The total amount of variability of the data is captured in something called the Total Sum of Squares, which is the sum of the difference between each data point \(Y_i\) and the mean \(\bar{Y}\) (this is also related to the variance of \(Y\)): \[\begin{align} \text{Total Sum of Squares} \equiv \sum_i \left(Y_i - \bar{Y} \right)^2 \end{align}\]

The amount of variability that is explained by our model (which predicts \(\hat{Y}\)) is given by the Regression Sum of Squares, which is the sum of the squared error between our model predictions and the mean \(\bar{Y}\):

\[\begin{align} \text{Regression Sum of Squares} \equiv \sum_i \left(\hat{Y_i} - \bar{Y} \right)^2 \end{align}\]

And finally, the leftover amount of variability, also called the Residual Sum of Squares, is basically the difference between our model predictions \(\hat{Y}\) and the actual data points \(Y\). This was the term that Ordinary Least Squares regression tries to minimize, which we saw in the last Section.

\[\begin{align} \text{Residual Sum of Squares} \equiv \sum_i \left(Y_i - \hat{Y_i} \right)^2 \end{align}\]
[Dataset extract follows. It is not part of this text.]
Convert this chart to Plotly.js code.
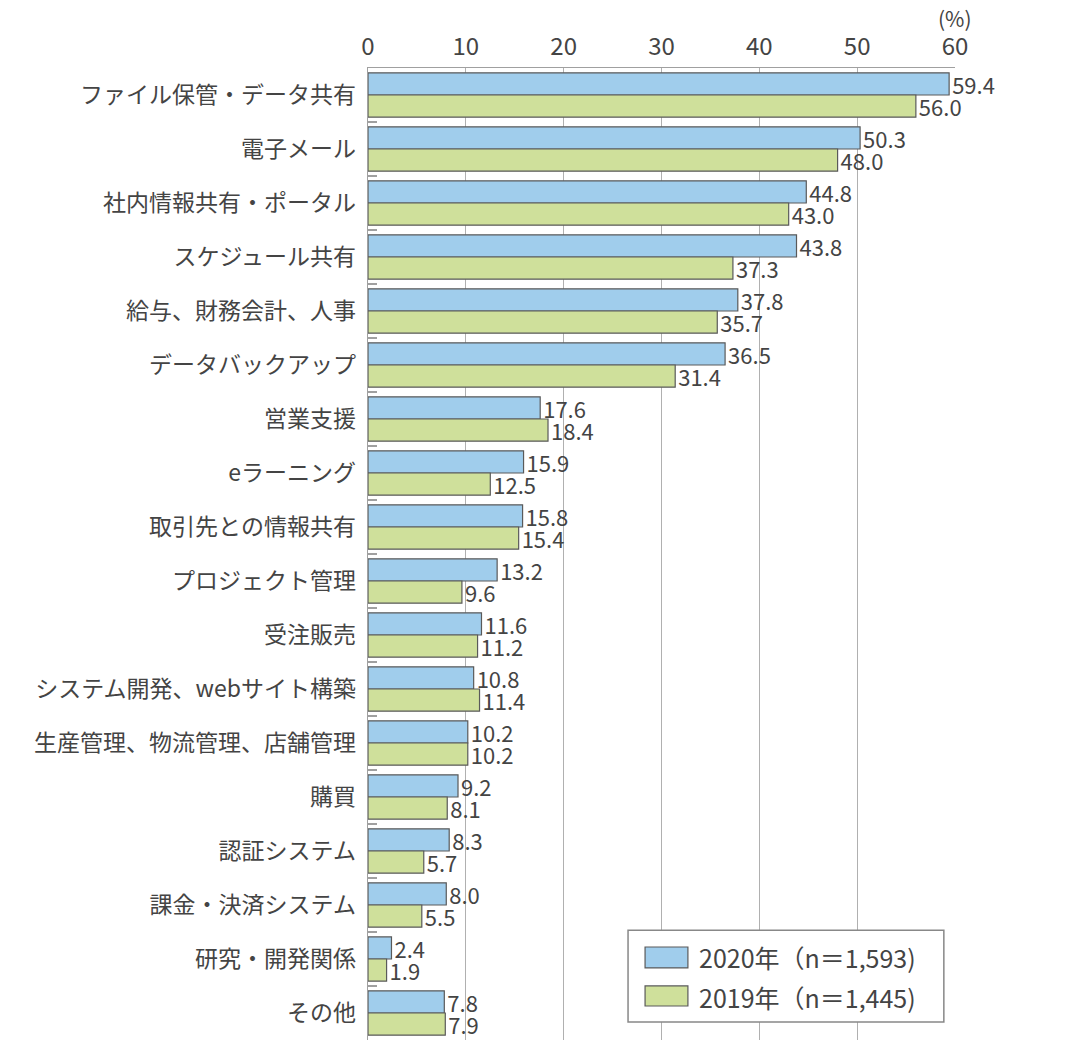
<!DOCTYPE html>
<html><head><meta charset="utf-8">
<script src="https://cdn.plot.ly/plotly-3.0.1.min.js"></script>
<style>body{margin:0;background:#fff}#c{width:1080px;height:1048px}</style>
</head><body><div id="c"></div>
<script>
const categories = ["ファイル保管・データ共有","電子メール","社内情報共有・ポータル","スケジュール共有","給与、財務会計、人事","データバックアップ","営業支援","eラーニング","取引先との情報共有","プロジェクト管理","受注販売","システム開発、webサイト構築","生産管理、物流管理、店舗管理","購買","認証システム","課金・決済システム","研究・開発関係","その他"];
const values2020 = [59.4,50.3,44.8,43.8,37.8,36.5,17.6,15.9,15.8,13.2,11.6,10.8,10.2,9.2,8.3,8.0,2.4,7.8];
const values2019 = [56.0,48.0,43.0,37.3,35.7,31.4,18.4,12.5,15.4,9.6,11.2,11.4,10.2,8.1,5.7,5.5,1.9,7.9];
const seriesNames = ["2020年（n＝1,593)","2019年（n＝1,445)"];
const seriesColors = ['#a0cdec', '#cfe09b'];
const xTicks = [0,10,20,30,40,50,60];

const font = "'Noto Sans CJK JP', 'Noto Sans', sans-serif";
const edge = '#5a5a5a';
const mk = (vals, name, color) => ({
  type:'bar', orientation:'h', y:categories, x:vals, name:name,
  marker:{color:color, line:{color:edge, width:1.2}},
  text: vals.map(v=>v.toFixed(1)), textposition:'outside', cliponaxis:false,
  constraintext:'none',
  textfont:{family:font, size:22, color:'#444'}, hoverinfo:'none'
});
const data = [mk(values2020, seriesNames[0], seriesColors[0]), mk(values2019, seriesNames[1], seriesColors[1])];

// legend drawn as a box with swatches (paper coordinates)
const legendRows = [{y0:0.0741, y1:0.0957, ty:0.0849}, {y0:0.035, y1:0.0556, ty:0.0447}];
const shapes = [{type:'rect', xref:'paper', yref:'paper', x0:0.443, x1:0.981, y0:0.0185, y1:0.113,
  line:{color:'#888', width:1.5}, fillcolor:'#fff', layer:'above'}];
const annotations = [{xref:'paper', yref:'paper', x:1.0, y:1.0, yshift:33, xanchor:'center', yanchor:'bottom',
    text:'(%)', showarrow:false, font:{family:font, size:21, color:'#444'}}];
legendRows.forEach((r,i)=>{
  shapes.push({type:'rect', xref:'paper', yref:'paper', x0:0.472, x1:0.545, y0:r.y0, y1:r.y1,
    line:{color:edge, width:1.2}, fillcolor:seriesColors[i], layer:'above'});
  annotations.push({xref:'paper', yref:'paper', x:0.561, y:r.ty, xanchor:'left', yanchor:'middle',
    text:seriesNames[i], showarrow:false, font:{family:font, size:25, color:'#444'}});
});

const layout = {
  width:1080, height:1048,
  margin:{l:368, r:125, t:68, b:8},
  barmode:'group', bargap:0.18, bargroupgap:0,
  paper_bgcolor:'#fff', plot_bgcolor:'#fff',
  showlegend:false,
  xaxis:{side:'top', range:[0,60], tickvals:xTicks, ticktext:xTicks.map(String),
    showgrid:true, gridcolor:'#b0b0b0', gridwidth:1.2, zeroline:false,
    showline:true, linecolor:'#a0a0a0', linewidth:1.5, ticks:'', ticklabelstandoff:2,
    tickfont:{family:font, size:24, color:'#444'}, fixedrange:true},
  yaxis:{autorange:'reversed', type:'category', showline:true, linecolor:'#a0a0a0', linewidth:1.5,
    ticks:'inside', tickson:'boundaries', ticklen:9, tickcolor:'#a0a0a0', tickwidth:1.5,
    showgrid:false, zeroline:false, ticklabelstandoff:6,
    tickfont:{family:font, size:23, color:'#444'}, fixedrange:true},
  shapes:shapes,
  annotations:annotations
};
Plotly.newPlot('c', data, layout, {displayModeBar:false, staticPlot:true});
</script></body></html>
As it turns out, the Total Sum of Squares is made up of these two parts: the Regression Sum of Squares (or “Explained” Sum of Squares), and the Residual Sum of Squares (or the “Unexplained” Sum of Squares).

\[\begin{align} \text{Total Sum of Squares} \equiv \text{Regression Sum of Squares} + \text{Residual Sum of Squares} \end{align}\]

\(R^2\) basically measures the proportion of explained variance over the total variance. In other words:

\[\begin{align} R^2 &\equiv \frac{\text{Regression Sum of Squares}}{\text{Total Sum of Squares}} \\ &\equiv 1 - \frac{\text{Residual Sum of Squares}}{\text{Total Sum of Squares}} \end{align}\]

You can read off the \(R^2\) value from the field indicated by “Multiple R-squared”, i.e.,

## Multiple R-squared: 0.9878, …

In the output above, the \(R^2\) is 0.9878; this means that this model explains 98.8% of the variance. That’s really high!

Now, how good is a good \(R^2\)? Unfortunately there’s no good answer, because it really depends on contexts. In some fields and in some contexts, even an \(R^2\) of .10 to .20 could be really good. In other fields, maybe we would expect \(R^2\)s of .80 or .90!